From TN's Armchair Philosophy Department: Gnosis means Knowledge. Not knowledge but KNOWLEDGE, you know? Understanding of Things Eternal, of the Forms, of the Ephemeral, of the Infinite, of the Capitalized.
Gnostics are people who Know. Gnosticism is a school, or a philosophy, or a frame, or what have you, grounded on the notion that there are things to be Known out there that are only poorly reflected in the "real" world. Indeed, you might identify a gnostic by whether she puts scare quotes around "real." In some extreme forms, gnosticism holds that the "real" world is not only only "real," but also bad, corrupt, yucky. All the good stuff is ephemeral and infinite; the stuff we can handle every day stinks in comparison, therefore a person should spend her life trying to stay connected to the Infinite and reject the ick that lies close to hand.
Tolkien expresses a gnostic sensibility when he writes that a man who wakes up and finds himself in prison cannot be blamed for trying to get out and go home. For Tolkien, the prison is the real world, and home, for Tolkien, is Heaven. Some religious teaching aligns quite nicely with gnosticism, urging followers to seek Truths only within. Other religions emphasize that the world is a good place and absolutely deserves our attention. Moreover, when some people run around claiming that they have a Special Insight to The Beyond, all too often the Movement results in other people losing their money, their time, or their lives.
Gnosticism invites rejection of the real world and its status quo. A new conflict along these lines is going to play out quite directly through the emergence of virtual worlds.
If I were a Gnostic, having determined that the real world completely and totally stinks, it would be a natural move to create an environment better aligned with the Forms, as I understand them to be, that is, as my Knowledge has Revealed them to Me in the Infinite Void of Capitalized Stuff. I would then be quite comfortable spending every waking moment there. Moreover, I would urge others to do the same; I would raise that urging to the level of a Plea, an Evangelization, an Awakening, a Great Big Capitalized Movement inviting people to escape to the virtual. This of course would run head-on into those who incessantly bleat for the real, saying we must always get a real job, a real relationship, a real degree, a real politics, and so on. No scare quotes there.
It's not a new conflict, but Gnosticism now has a tool of programmatic implementation that it has never had before. Its ability to cause genuine social change is enhanced by currents in technology. Were we all to become Gnostics, we could quite easily exit the real world, rather completely, down to a few bodily functions. Gnosticism has the tools to foment a significant social upheaval.
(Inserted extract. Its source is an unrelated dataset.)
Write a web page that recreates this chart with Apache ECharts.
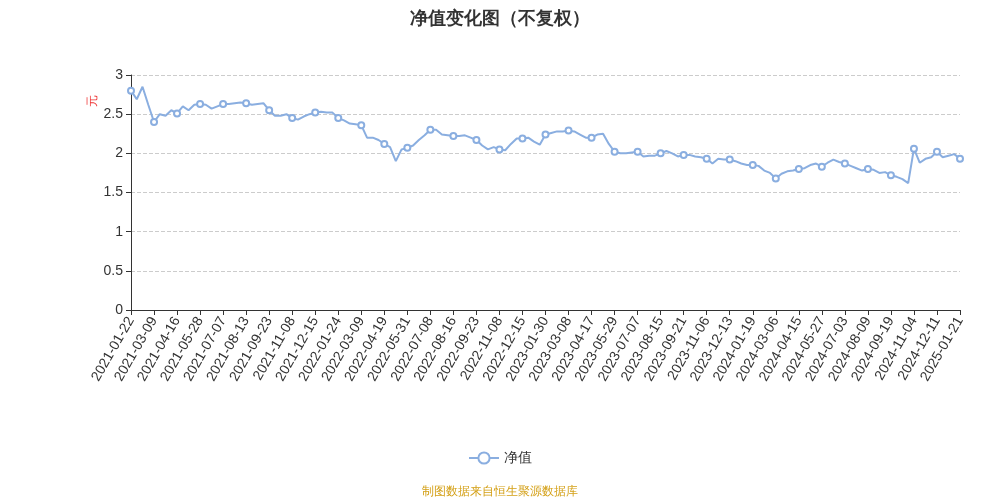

One senses the emerging connection between tools and philosophy in the passionate self-justifications of all-night gamers and inveterate role-players (including myself at times). "What is so great about reality?" we ask. "What is indeed so wonderful about this outer world we have made?" "Exactly why is it better for me to sit in the suppurating hell of rush hour on the 91 freeway than in front of a computer?"
Well, that's a good point, and as long as abominations like the Southern California Highway System exists, gnostics will have a good case for escaping. A Gnostic Revolution might be the spur we need, to fix the real world before we lose everyone to the Forms of their choosing. Moreover, a Gnostic Revolution might be a good antidote to the Materialism of our day.
On the other hand, too much Gnosis is bad for the soul. The world is good and we ought to take care of it. Moreover, life in a computer alone is not a good life; we need to touch other people, not merely talk to them. Thus if there's to be a Gnostic Revolution, let's hope it runs out of gas before we all end up in pods.